In an age of online security breaches and privacy concerns, what does the chairman of Google worry about?

One item on his list is which products Google shouldn't create because they violate privacy, Google Executive Chairman Eric Schmidt told a University of Minnesota audience Wednesday.

"We created a high-quality face-recognition system that would take pictures of a room and identify all the people in the room," Schmidt said. "It had a 50 percent chance of identifying you if it was a front-on shot, and if there were at least 13 pictures of you on the Internet -- and that's everyone, via Facebook, or university bios or other innocent things. We decided not to release that product."

That's a day in the life of Schmidt, who after a decade at the helm of Google as CEO is worth $6.2 billion, making him the 136th-richest man on Earth, according to Forbes magazine. He was in Minnesota to encourage the use of Google's online software for business and education.

The U, an early adopter of Google software, has 90,000 users of Google's online applications, second only to Arizona State, said Robert Jones, the University of Minnesota's senior vice president for system academic administration.

Google's applications store consumer data online, and that's better for users, Schmidt said. "Your data is safer with us than with you, given your propensity not to back up your hard drive. When you use Google Docs, your information is stored in our data centers, where it's heavily backed up."

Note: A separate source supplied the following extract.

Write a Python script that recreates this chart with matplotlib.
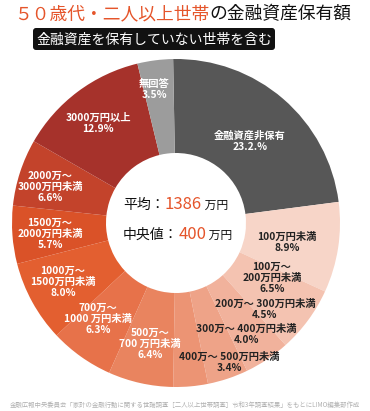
import matplotlib
matplotlib.use('Agg')
import matplotlib.pyplot as plt
from matplotlib.patches import FancyBboxPatch

plt.rcParams['font.family'] = ['Noto Sans CJK JP', 'DejaVu Sans']

# data (clockwise from 12 o'clock)
labels = [
    '金融資産非保有\n23.2.%',
    '100万円未満\n8.9%',
    '100万〜\n200万円未満\n6.5%',
    '200万〜 300万円未満\n4.5%',
    '300万〜 400万円未満\n4.0%',
    '400万〜 500万円未満\n3.4%',
    '500万〜\n700 万円未満\n6.4%',
    '700万〜\n1000 万円未満\n6.3%',
    '1000万〜\n1500万円未満\n8.0%',
    '1500万〜\n2000万円未満\n5.7%',
    '2000万〜\n3000万円未満\n6.6%',
    '3000万円以上\n12.9%',
    '無回答\n3.5%',
]
shares = [23.2, 8.9, 6.5, 4.5, 4.0, 3.4, 6.4, 6.3, 8.0, 5.7, 6.6, 12.9, 3.5]
mean_value = '1386'
median_value = '400'

colors = ['#575757', '#f7d5c8', '#f4c3b1', '#f1b29c', '#eea388', '#ec9474',
          '#e9845f', '#e7724a', '#e35f30', '#da5228', '#c3432b', '#a6322b',
          '#9c9c9c']
label_colors = ['white', '#222222', '#222222', '#222222', '#222222', '#222222',
                'white', 'white', 'white', 'white', 'white', 'white', 'white']
# label block centres in pixel coords (x, y from top)
label_pos = [(250, 141), (287, 242), (272, 278), (265, 309), (246, 334),
             (229, 362), (150, 344), (98, 319), (63, 282), (50, 234),
             (50, 187), (98, 123), (154, 89)]

W, H = 370, 411
ORANGE = '#e5552b'

fig = plt.figure(figsize=(W / 100, H / 100), dpi=100)
ax = fig.add_axes([0, 0, 1, 1])

cx, cy, R, r_in = 176, 223, 164, 70
ax.pie(shares, colors=colors, startangle=91, counterclock=False,
       center=(cx, H - cy), radius=R,
       wedgeprops=dict(width=R - r_in, linewidth=0))
ax.set_xlim(0, W)
ax.set_ylim(0, H)
ax.set_aspect('equal')
ax.axis('off')

for lab, (lx, ly), c in zip(labels, label_pos, label_colors):
    ax.text(lx, H - ly, lab, ha='center', va='center', multialignment='center',
            fontsize=7.4, color=c, fontweight='bold', linespacing=1.12)

renderer = fig.canvas.get_renderer()


def put_parts(x, y, parts):
    for s, color, size in parts:
        t = ax.text(x, H - y, s, color=color, fontsize=size, ha='left',
                    va='baseline')
        x += t.get_window_extent(renderer).width


# title
put_parts(14, 19, [('５０歳代・二人以上世帯', ORANGE, 12.8),
                   ('の金融資産保有額', '#111111', 12.8)])

# subtitle box
box = FancyBboxPatch((33, H - 50), 242, 22,
                     boxstyle='round,pad=0,rounding_size=3',
                     facecolor='#111111', edgecolor='none')
ax.add_patch(box)
ax.text(154, H - 39.5, '金融資産を保有していない世帯を含む', color='white',
        fontsize=10, ha='center', va='center')

# centre texts
put_parts(123, 209, [('平均：', '#111111', 10), (mean_value, ORANGE, 12),
                     (' 万円', '#111111', 8.5)])
put_parts(123, 239, [('中央値：', '#111111', 10), (median_value, ORANGE, 12),
                     (' 万円', '#111111', 8.5)])

# footer
ax.text(185, H - 405, '金融広報中央委員会「家計の金融行動に関する世論調査［二人以上世帯調査］'
        '令和3年調査結果」をもとにLIMO編集部作成',
        color='#b0b0b0', fontsize=4.6, ha='center', va='center')

fig.savefig('out.png', dpi=100)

Speaking to a small audience at the university's Humphrey School of Public Affairs, he talked about Google's role in technology and society, including the proliferation of smartphones, an area where Google's Android operating system is a major player.

"The world has 4 billion cellphones and 7 billion people, and we'll probably get to 6 billion phones. These are voices we've not heard, in languages few understand. Do they care about Lady Gaga as much as we do? We don't know. But the arrival of another couple billion people into the human conversation is really something."

As chairman, Schmidt remains Google's public face. In September he was grilled in Congress, where he denied allegations that Google has become dominant in Internet search and smartphone operating systems, and that it gives search preference to its own online services over those of others.

In an interview Wednesday, he offered this defense: "The future of these things is not up to us. The European Union and the U.S. governments are investigating, but they have not come to us and said what it is they want us to do."

Schmidt's influence is felt internationally. Earlier this month he was in Taiwan, saying he was pleased with Google's cellphone business in China. That was a little more than a year after Google rerouted its Chinese search operations through Hong Kong to avoid Chinese censorship.

Asked how Google's cellphone venture will fare with Chinese censors, Schmidt said the company's Android operating system "doesn't track personal information in China that could be used against someone" and that Google would refuse any Chinese request that it do so.

"China is fighting a losing battle to control expression by Chinese citizens," he said.

But collecting treasure troves of personal information, in a way that allows individuals to remain anonymous, interests Schmidt immensely.

"I'm interested in what to do with all the information that people are now generating," Schmidt said. "If people leave their phones on while they're driving in traffic, we can use modern technology to predict where the next traffic jam will occur."

Schmidt, who is writing a book about technology, invited the U audience to think back with him to the moment when smartphones began to revolutionize modern life.

'The new addiction'

"When did we lose control over our lives?" he asked. "When did it start that we had to turn on our mobile device as we woke up, and check e-mail as we went to sleep? This is the new addiction. It's a mild addiction, but a pretty serious one."

Later Wednesday, Schmidt appeared with Minneapolis Mayor R.T. Rybak at the small business incubator CoCo Minneapolis, based in the former Minneapolis Grain Exchange, and visited with several local technology entrepreneurs.

Schmidt praised the incubator concept, in which entrepreneurs meet to share office space and ideas, and the city's role in helping promote it.

Schmidt said it is a better alternative to people working alone out of their homes.

"Distance-working is a disaster," Schmidt said. "People want to work in a group. People are social."